UNITED STATES DISTRICT COURT DISTRICT OF NEW JERSEY
May 30, 2018
Civ. No. 17-13080 (D.N.J. May. 30, 2018)

Opinion

Civ. No. 17-13080

05-30-2018

CRAIG SCHMELL, Plaintiff, v. MORGAN STANLEY & CO., INC., Defendant.


NOT FOR PUBLICATION

OPINION

THOMPSON, U.S.D.J.

INTRODUCTION

This matter comes before the Court upon the Motion to Compel Arbitration and Stay Proceedings Pending Arbitration by Defendant Morgan Stanley Smith Barney LLC ("Defendant"). (ECF No. 17.) Plaintiff Craig Schmell ("Plaintiff") opposes. (ECF No. 18.) The Court has decided this matter based on the written submissions of the parties without oral argument pursuant to Local Civil Rule 78.1(b). For the following reasons, Defendant's Motion is granted in part and denied in part.

BACKGROUND

This case arises out of Defendant's allegedly discriminatory and wrongful termination of Plaintiff's employment as a Senior Vice President employed by Defendant. While employed, Plaintiff published a self-help book dealing with his struggle and recovery from alcohol and drug addiction. (Compl. ¶¶ 8, 11, ECF No. 1-1.) Plaintiff shared plans for the book with his supervisors and made changes pursuant to their requests, but he allegedly received threats to his continued employment due to the anticipated publication of the book. (Id. ¶¶ 12-16, 18-22.) Plaintiff was fired on October 31, 2017, which he asserts to be due to his addict status. (Id. ¶¶ 23-24, 31.)

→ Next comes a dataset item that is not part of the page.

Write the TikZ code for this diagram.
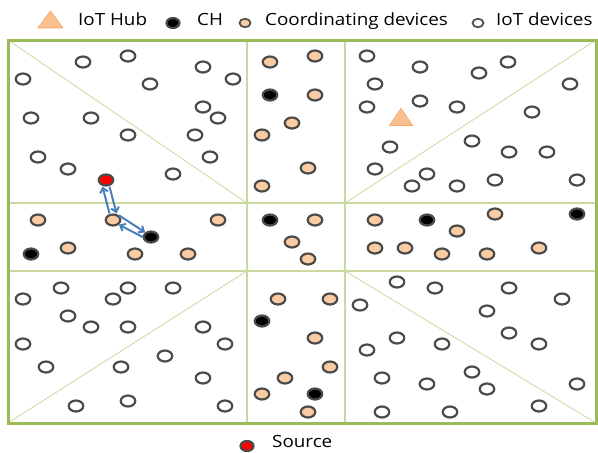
\documentclass[tikz,border=0pt]{standalone}
\usepackage{fontspec}
\setmainfont{Open Sans}
\usetikzlibrary{shapes.geometric,arrows.meta}
\definecolor{frameg}{RGB}{155,187,89}
\definecolor{gridg}{RGB}{200,218,160}
\definecolor{peach}{RGB}{251,204,163}
\definecolor{ring}{RGB}{75,75,75}
\definecolor{arrblue}{RGB}{74,126,187}
\definecolor{trifill}{RGB}{250,192,143}
\definecolor{triedge}{RGB}{247,170,110}
\begin{document}
\begin{tikzpicture}[x=1pt,y=-1pt,
  dev/.style={ellipse,minimum width=14.5pt,minimum height=11pt,inner sep=0pt,line width=2.2pt,draw=ring},
  iot/.style={dev,fill=white},
  coord/.style={dev,fill=peach},
  ch/.style={dev,fill=black},
  src/.style={dev,fill=red},
  small/.style={minimum width=11pt,minimum height=8.5pt,line width=1.7pt},
  lab/.style={anchor=base west,inner sep=0pt,font=\fontsize{16.8}{18}\selectfont},
  tri/.style={fill=trifill,draw=triedge,line width=0.8pt,line join=round},
  arr/.style={arrblue,line width=2pt,-{Straight Barb[length=4.5pt,width=8pt]}},
  gridline/.style={gridg,line width=1.5pt},
  diag/.style={gridg,line width=0.8pt}]
\useasboundingbox (0,0) rectangle (598,453);
\fill[white] (0,0) rectangle (598,453);

% grid
\draw[gridline] (247,40)--(247,423) (345,40)--(345,423) (8,203)--(596,203) (8,271)--(596,271);
\draw[diag] (8,40)--(247,203) (345,203)--(596,40) (8,423)--(247,271) (345,271)--(596,423);
\draw[frameg,line width=3pt] (8,40) rectangle (596,423);

% IoT devices
\foreach [count=\i] \p in {(83,62),(128,56),(203,67),(233,79),(23,79),(150,84),(31,118),(91,118),(203,107),(218,118),(128,135),(195,135),(38,157),(210,157),(68,169),(173,174),
 (367,56),(420,67),(479,73),(508,62),(375,84),(570,84),(367,107),(420,101),(457,107),(532,112),(390,147),(472,141),(509,152),(547,152),(375,169),(427,174),(412,186),(457,186),(495,180),(577,180),
 (61,288),(128,288),(173,288),(23,299),(113,299),(68,316),(91,327),(128,327),(203,327),(23,344),(225,344),(165,356),(46,367),(121,367),(203,378),(76,406),(128,401),(225,406),
 (397,282),(435,288),(509,288),(562,299),(360,305),(487,311),(509,333),(397,338),(442,344),(539,344),(367,350),(382,378),(472,372),(427,384),(487,389),(577,384),(382,412),(450,412),(539,406)}
  \node[iot] (d\i) at \p {};

% coordinating devices
\foreach [count=\i] \p in {(270,62),(315,56),(315,95),(292,123),(262,135),(308,168),(262,186),
 (38,220),(218,220),(68,248),(135,254),(188,254),(315,220),(292,242),(308,259),(375,220),(495,214),(457,231),(375,248),(405,248),(442,254),(487,254),(539,248),
 (278,299),(330,299),(315,338),(330,367),(285,378),(262,394),(308,412)}
  \node[coord] (c\i) at \p {};
\node[coord] (cA) at (113,220) {};

% cluster heads
\foreach [count=\i] \p in {(270,95),(270,220),(31,254),(427,220),(577,214),(262,321),(315,394)}
  \node[ch] (h\i) at \p {};
\node[ch] (hA) at (151,237) {};

% source
\node[src] (s) at (106,180) {};

% hub
\draw[tri] (389.5,125.5) -- (412.5,125.5) -- (401,108.5) -- cycle;

% arrows
\draw[arr] ([xshift=-3.5pt]cA.north) -- ([xshift=-3.5pt]s.south);
\draw[arr] ([xshift=3.5pt]s.south) -- ([xshift=3.5pt]cA.north);
\draw[arr] (cA.north east) -- (hA.north west);
\draw[arr] (hA.west) -- (cA.south east);

% legend
\draw[tri] (38,28) -- (63,28) -- (50.5,11) -- cycle;
\node[lab] (t1) at (78,25) {\scalebox{1.12}[1]{IoT Hub}};
\node[ch,minimum width=13pt,minimum height=10pt] (lch) at (173,23) {};
\node[lab] (t2) at (197,25) {\scalebox{1.12}[1]{CH}};
\node[coord,small] (lco) at (245,23) {};
\node[lab] (t3) at (265,25) {\scalebox{1.12}[1]{Coordinating devices}};
\node[iot,small] (lio) at (478,23) {};
\node[lab] (t4) at (496,25) {\scalebox{1.12}[1]{IoT devices}};
\node[src,minimum width=13pt,minimum height=10pt] (lsr) at (247,446) {};
\node[lab] (t5) at (272,447) {\scalebox{1.12}[1]{Source}};
\end{tikzpicture}
\end{document}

On November 13, 2017, Plaintiff filed this action in state court pleading only violations of the New Jersey Law Against Discrimination ("LAD"). (See generally Compl.) Defendant removed and moved to compel arbitration and stay proceedings pending arbitration pursuant to its CARE ("Convenient Access to Resolutions for Employees") Arbitration Agreement. (ECF No. 7.) CARE was implemented pursuant to an opt-out system between September and October 2015. (Op. at 2, 4-5, ECF No. 13.) Defendant sent emails to all employees informing them "that the program was mandatory unless they opted out and that their continued employment without opting out constituted acceptance of the Arbitration Agreement"; the agreement was available on Defendant's internal human resources portal, me@MS. (Id. at 5.) Plaintiff did not opt-out, and although "continued employment without opt-out constitute[d] assent," he submitted certified statements that presented "an underlying dispute as to whether Plaintiff had notice of the agreement." (Id. at 6.) The Court denied the motion to compel on March 1, 2018 (ECF No. 14), finding "a genuine dispute of material fact as to whether he was on notice of the agreement to arbitrate such that there was a meeting of the minds and he could mutually assent to the terms of the CARE program," which would make arbitration binding and enforceable (Op. at 7).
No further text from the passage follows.